Он резко разворачивается, несёт ребенка по коридору.
- В чем дело? - отмерев, нагоняю его. Кошусь на его профиль. Он смотрит перед собой, губы сжаты, чуть дёргается щека. Молчит. Может, он не увидел? Он бы ведь уже спросил. Но у него такой взгляд. Увидел, наверное. Зачем молчит тогда. Киваю на его смокинг, - ты куда-то собирался, вот, вперёд, к развлечениям.
- Развлечения надоели. Лучше тебе помогу, - он останавливается. - Или что? Не доверишь мне племянника?
Он смотрит на Юру. Тот удобно устроился, прижатый к его груди, Андрея он не боится. Теребит белый платочек, который из кармашка торчит, они оба нарядные, оба с бабочками.
- Не доверишь? - повторяет Андрей. В голосе не вопрос, а угроза, кажется, скажу "нет" - и он меня тут на месте убьет, испепелит.
Он щурится.
Сглатываю.
- Юру бабушка ждёт. И Алиса.
- Мы туда и направляемся.
Он внимательно смотрит на ребенка, словно сравнивает мысленно. Взглядом впиваюсь в эту картинку, большой мужчина и маленький, два красавчика, мои хорошие.
У меня ноги ватные, опять не могу стоять.
- Ну идите, - голос садится.
- Ну спасибо, - он отворачивается, шагает в холл.
Потерянно оглядываюсь в суете праздника, на разноцветные шары повсюду, снующий персонал, санаторий жужит, как улей, Андрей уносит Юру.
Они поднимаются по лестнице.
Тело потрясывает, не выдержав, бегу за ними.
- Андрей, подожди, - надо спросить про туалет, а я не знаю, с чего начать, мысли путаются. Равняюсь с ними. - Родимые пятна где угодно могут быть. Они по наследству не передаются.
- И что? - он поднимается, какое-то зверское у него выражение лица.
- У людей могут быть пятна в одном месте, и это ещё ничего не значит.
- Ясно, кис, - он пересекает площадку, - благодарю за ликбез. За полдником иди. У тебя дети голодные.

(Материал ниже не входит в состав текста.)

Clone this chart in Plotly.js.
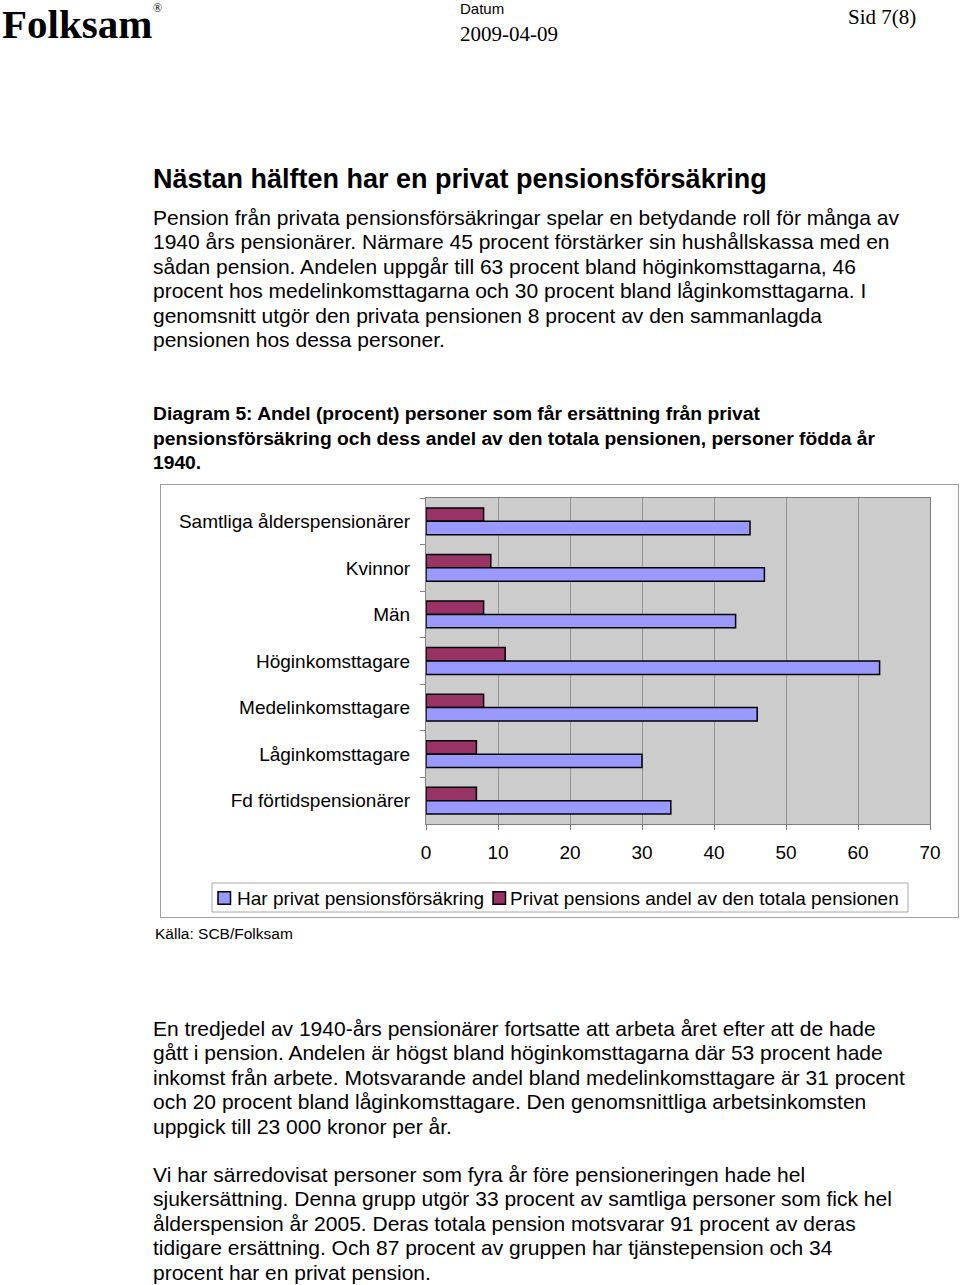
<!DOCTYPE html>
<html>
<head>
<meta charset="utf-8">
<script src="https://cdn.plot.ly/plotly-3.0.1.min.js"></script>
<style>
  html, body { margin: 0; padding: 0; background: #fff; }
  #page { position: relative; width: 960px; height: 1285px; overflow: hidden; background: #fff; color: #000; }
  .t { position: absolute; white-space: nowrap; font-family: "Liberation Sans", Arial, sans-serif; }
  .serif { font-family: "Liberation Serif", "Times New Roman", serif; }
  .para { font-size: 21px; line-height: 24.4px; }
  #chartframe { position: absolute; left: 160px; top: 484px; width: 797px; height: 432px; border: 1px solid #a0a0a0; }
  #chart { position: absolute; left: 0; top: 0; width: 797px; height: 432px; }
</style>
</head>
<body>
<div id="page">
  <div class="t serif" style="left:2px; top:1px; font-size:41px; line-height:47px; font-weight:bold;">Folksam</div>
  <div class="t serif" style="left:153px; top:1px; font-size:12px; line-height:14px;">®</div>
  <div class="t" style="left:460px; top:0px; font-size:15px;">Datum</div>
  <div class="t serif" style="left:460px; top:22px; font-size:21px;">2009-04-09</div>
  <div class="t serif" style="left:848px; top:5px; font-size:21px;">Sid 7(8)</div>

  <div class="t" style="left:153px; top:164px; font-size:27px; line-height:30px; font-weight:bold;">Nästan hälften har en privat pensionsförsäkring</div>

  <div class="t para" style="left:153px; top:206px;">Pension från privata pensionsförsäkringar spelar en betydande roll för många av<br>1940 års pensionärer. Närmare 45 procent förstärker sin hushållskassa med en<br>sådan pension. Andelen uppgår till 63 procent bland höginkomsttagarna, 46<br>procent hos medelinkomsttagarna och 30 procent bland låginkomsttagarna. I<br>genomsnitt utgör den privata pensionen 8 procent av den sammanlagda<br>pensionen hos dessa personer.</div>

  <div class="t" style="left:153px; top:402px; font-size:19.25px; line-height:24.5px; font-weight:bold;">Diagram 5: Andel (procent) personer som får ersättning från privat<br>pensionsförsäkring och dess andel av den totala pensionen, personer födda år<br>1940.</div>

  <div id="chartframe"><div id="chart"></div></div>

  <div class="t" style="left:155px; top:925px; font-size:15.5px;">Källa: SCB/Folksam</div>

  <div class="t para" style="left:153px; top:1017px;">En tredjedel av 1940-års pensionärer fortsatte att arbeta året efter att de hade<br>gått i pension. Andelen är högst bland höginkomsttagarna där 53 procent hade<br>inkomst från arbete. Motsvarande andel bland medelinkomsttagare är 31 procent<br>och 20 procent bland låginkomsttagare. Den genomsnittliga arbetsinkomsten<br>uppgick till 23 000 kronor per år.</div>

  <div class="t para" style="left:153px; top:1163px;">Vi har särredovisat personer som fyra år före pensioneringen hade hel<br>sjukersättning. Denna grupp utgör 33 procent av samtliga personer som fick hel<br>ålderspension år 2005. Deras totala pension motsvarar 91 procent av deras<br>tidigare ersättning. Och 87 procent av gruppen har tjänstepension och 34<br>procent har en privat pension.</div>
</div>

<script>
const categories = [
  "Samtliga ålderspensionärer",
  "Kvinnor",
  "Män",
  "Höginkomsttagare",
  "Medelinkomsttagare",
  "Låginkomsttagare",
  "Fd förtidspensionärer"
];
const harPrivat = [45, 47, 43, 63, 46, 30, 34];
const andelTotal = [8, 9, 8, 11, 8, 7, 7];
const seriesNames = ["Har privat pensionsförsäkring", "Privat pensions andel av den totala pensionen"];
const seriesColors = ["#9999FF", "#993366"];
const xTicks = [0, 10, 20, 30, 40, 50, 60, 70];

const FONT = '"Liberation Sans", Arial, sans-serif';

// chart geometry (pixels inside the chart div)
const W = 797, H = 432;
const M = {l: 265, r: 28, t: 13, b: 93};
const PW = W - M.l - M.r, PH = H - M.t - M.b;
// convert chart-div pixel coordinates into paper fractions (for the legend box)
const px = x => (x - M.l) / PW;
const py = y => 1 - (y - M.t) / PH;
// legend layout, pixels relative to chart div origin (page 161,485)
const OX = 161, OY = 485;
const leg = {x0: 212 - OX, x1: 908 - OX, y0: 883 - OY, y1: 912 - OY, cy: 898 - OY};
const sw = [{x0: 218 - OX, tx: 235 - OX}, {x0: 493 - OX, tx: 508 - OX}];
const swSize = 12.5;

const traces = [
  {
    type: 'bar', orientation: 'h', name: seriesNames[1],
    y: categories, x: andelTotal,
    marker: {color: seriesColors[1], line: {color: '#000', width: 1.5}},
    hoverinfo: 'none'
  },
  {
    type: 'bar', orientation: 'h', name: seriesNames[0],
    y: categories, x: harPrivat,
    marker: {color: seriesColors[0], line: {color: '#000', width: 1.5}},
    hoverinfo: 'none'
  }
];

const shapes = [
  {type: 'rect', xref: 'paper', yref: 'paper', x0: px(leg.x0), x1: px(leg.x1), y0: py(leg.y0), y1: py(leg.y1),
   line: {color: '#a8a8a8', width: 1}, fillcolor: '#ffffff', layer: 'above'}
];
const annotations = [];
sw.forEach((s, i) => {
  shapes.push({type: 'rect', xref: 'paper', yref: 'paper',
    x0: px(s.x0), x1: px(s.x0 + swSize), y0: py(leg.cy - swSize / 2), y1: py(leg.cy + swSize / 2),
    line: {color: '#000', width: 1.5}, fillcolor: seriesColors[i], layer: 'above'});
  annotations.push({xref: 'paper', yref: 'paper', x: px(s.tx), y: py(leg.cy),
    xanchor: 'left', yanchor: 'middle', showarrow: false, text: seriesNames[i],
    font: {family: FONT, size: 19, color: '#000'}});
});

const layout = {
  width: W, height: H,
  margin: {l: M.l, r: M.r, t: M.t, b: M.b, autoexpand: false},
  paper_bgcolor: '#ffffff',
  plot_bgcolor: '#cccccc',
  font: {family: FONT, size: 19, color: '#000'},
  barmode: 'group',
  bargap: 0.425,
  bargroupgap: 0,
  showlegend: false,
  shapes: shapes,
  annotations: annotations,
  xaxis: {
    range: [0, 70], tickvals: xTicks, ticktext: xTicks.map(String),
    showgrid: true, gridcolor: '#959595', gridwidth: 1,
    showline: true, linecolor: '#808080', linewidth: 1, mirror: true,
    ticks: 'outside', ticklen: 5, tickcolor: '#808080',
    ticklabelstandoff: 6,
    zeroline: false, fixedrange: true, automargin: false,
    tickfont: {size: 19}
  },
  yaxis: {
    autorange: 'reversed', type: 'category',
    showgrid: false,
    showline: true, linecolor: '#808080', linewidth: 1, mirror: true,
    ticks: 'outside', ticklen: 5, tickcolor: '#808080', tickson: 'boundaries',
    ticklabelstandoff: 11,
    fixedrange: true, automargin: false,
    tickfont: {size: 19}
  }
};

Plotly.newPlot('chart', traces, layout, {staticPlot: true, displayModeBar: false});
</script>
</body>
</html>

- Но ты понял насчёт пятен?
- Конечно, понял.
Стоим у высоких перил, над нами искрится большая люстра.
Он такой же растерянный, как и я. Между бровей морщинка, в Юру вцепился, будто не отдаст больше.
Но я не могу, ведь что тогда будет со всеми. От меня скрывали, кто под масками, и вот теперь к ним бумерангом вернулось, это всей семьи касается, говорить нельзя.
- Мой? - он переводит взгляд с Юры на меня.
В ушах гул, не понимаю, он, правда, спросил это, или мне кажется.
Он ждет ответа, пляшут желваки.
Значит, спросил.
- Нет, не твой, - морщусь, смотрю по сторонам, на отдыхающих.
- Зачем врешь?
- Я не вру.
- Юля, я не шучу. Говори.
- Я сказала - не твой.
- Ты совсем охренела? - он срывается, толкает меня.
Спиной бюсь в перила, он подходит следом.
Сын у него на руках хмурится, подозревает что-то неладное.
- Мама наказана, - мягким голосом обьясняет он Юре. - Потому что она бессовестная сучка.
- Не ругайся при ребенке, - нервы натягиваются вот-вот лопнут. - Давай его сюда, - пытаюсь отобрать сына, он не отдает, чувствую, что сейчас начнется истерика и усилием себя успокаиваю, медленно втягиваю воздух. - К чему ты это теперь? Ты же видел анализ.
- Это просто бумажки.
- Тогда у родителей спроси. Клиника подруги твоей мамы. Дорогая. Ошибку не могли допустить.
- Спрошу.
- Спроси.
Тяжело дышим, Юра возится между нами, "мама" - зовёт сквозь хныканье, испугался.
- Кушать неси, - командует Андрей, отходит на шаг, подбрасывает Юру на руках, - ну чего ревем? Хорошо всё, булочка бабушкина.